All the essential Scandi gloom is there in abundance: atmospheric shadows and dour music, along with some seriously twisted behaviour on the part of the teenagers, who grow up into seriously unpleasant adults. But instead of opting for the linear style of storyline of its predecessor, the film goes for something more complicated, flitting backwards and forwards in time, from schooldays to the present day and back again. And it takes some real concentration to be sure which teenager grows into which adult: once that’s established, the whole thing is easier to follow, but it didn’t need to be that hard in the first place.
The Keeper Of Lost Causes had one serious problem and, judging from this, The Absent One has fallen into the same trap. It might be smartly made and well-acted, but it’s very predictable. And the more complex, less suspenseful storyline makes that all the more apparent. In fact, it only really comes into its own during the last half hour when the climax approaches, the various ends come together and, inevitably, Morck takes his customary savage beating.
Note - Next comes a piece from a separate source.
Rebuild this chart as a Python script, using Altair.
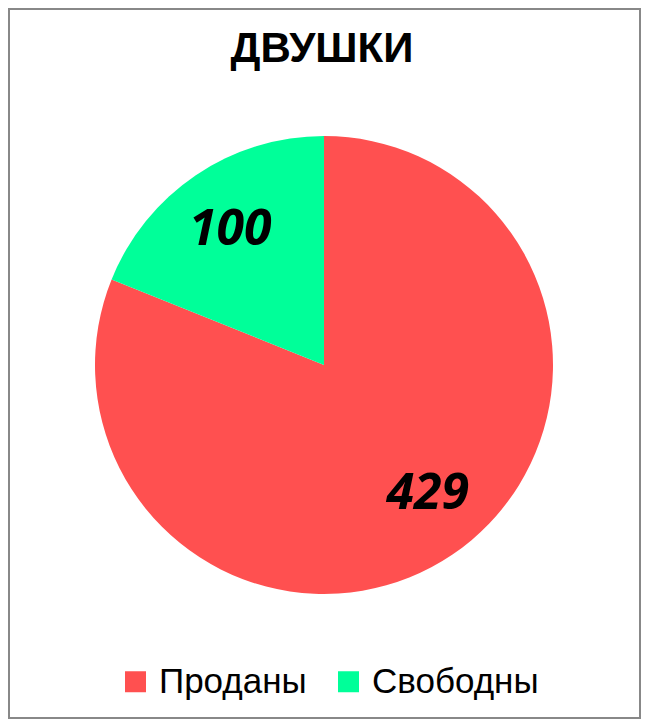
import altair as alt
import pandas as pd
import math

categories = ["Проданы", "Свободны"]
values = [429, 100]
colors = ["#FF5050", "#00FF99"]
title_text = "ДВУШКИ"

df = pd.DataFrame({"cat": categories, "val": values, "idx": [0, 1]})
total = sum(values)

FONT = "Liberation Sans, Arial, sans-serif"

base = alt.Chart(df).encode(
    theta=alt.Theta("val:Q", stack=True),
    order=alt.Order("idx:O"),
)

pie = base.mark_arc(radius=229, stroke=None).encode(
    color=alt.Color(
        "cat:N",
        scale=alt.Scale(domain=categories, range=colors),
        legend=alt.Legend(
            title=None,
            orient="none",
            legendX=110,
            legendY=656,
            direction="horizontal",
            symbolType="square",
            symbolSize=441,
            symbolStrokeWidth=0,
            labelFont=FONT,
            labelFontSize=35,
            labelColor="#000000",
            labelOffset=6,
            columnPadding=24,
            labelLimit=300,
        ),
    ),
    x=alt.value(316),
    y=alt.value(357),
)

stacked = (
    alt.Chart(df)
    .transform_window(cum="sum(val)", sort=[alt.SortField("idx")], frame=[None, 0])
    .transform_calculate(mid="datum.cum - datum.val / 2")
)

def label_layer(cat, dx, dy):
    return stacked.transform_filter(alt.datum.cat == cat).mark_text(
        radius=164,
        font="Open Sans",
        fontSize=50,
        fontWeight="bold",
        fontStyle="italic",
        color="#000000",
        dx=dx,
        dy=dy,
    ).encode(
        theta=alt.Theta(
            "mid:Q",
            stack=None,
            scale=alt.Scale(domain=[0, total], range=[0, 2 * math.pi]),
        ),
        text=alt.Text("val:Q"),
        x=alt.value(316),
        y=alt.value(357),
    )

labels_a = label_layer(categories[0], 12, -7)
labels_b = label_layer(categories[1], -2, 1)

title_df = pd.DataFrame({"t": [title_text]})
title = alt.Chart(title_df).mark_text(
    font=FONT,
    fontSize=42,
    fontWeight="bold",
    color="#000000",
    baseline="alphabetic",
    align="center",
).encode(
    text="t:N",
    x=alt.value(314),
    y=alt.value(54),
)

border = alt.Chart(title_df).mark_rect(
    fill=None, stroke="#888888", strokeWidth=2
).encode(
    x=alt.value(1), x2=alt.value(632), y=alt.value(1), y2=alt.value(710)
)

chart = (
    alt.layer(pie, labels_a, labels_b, title, border)
    .resolve_scale(theta="independent")
    .properties(width=633, height=711, padding=0, autosize="none")
    .configure_view(stroke=None)
    .configure(background="#FFFFFF")
)

chart.save("out.html", embed_options={"renderer": "svg", "actions": False})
After raising expectations for something on a par with the first one, this is a mildly disappointing sequel: not quite a pale imitation of the original, but certainly not in the same league. The third Department Q film, A Conspiracy Of Faith, has already been released in Denmark, but there’s no sign of a release date for the UK. This one has a new director, Hens Petter Moland, at the helm. Maybe that’s the kick-start it needs to stop it getting stale.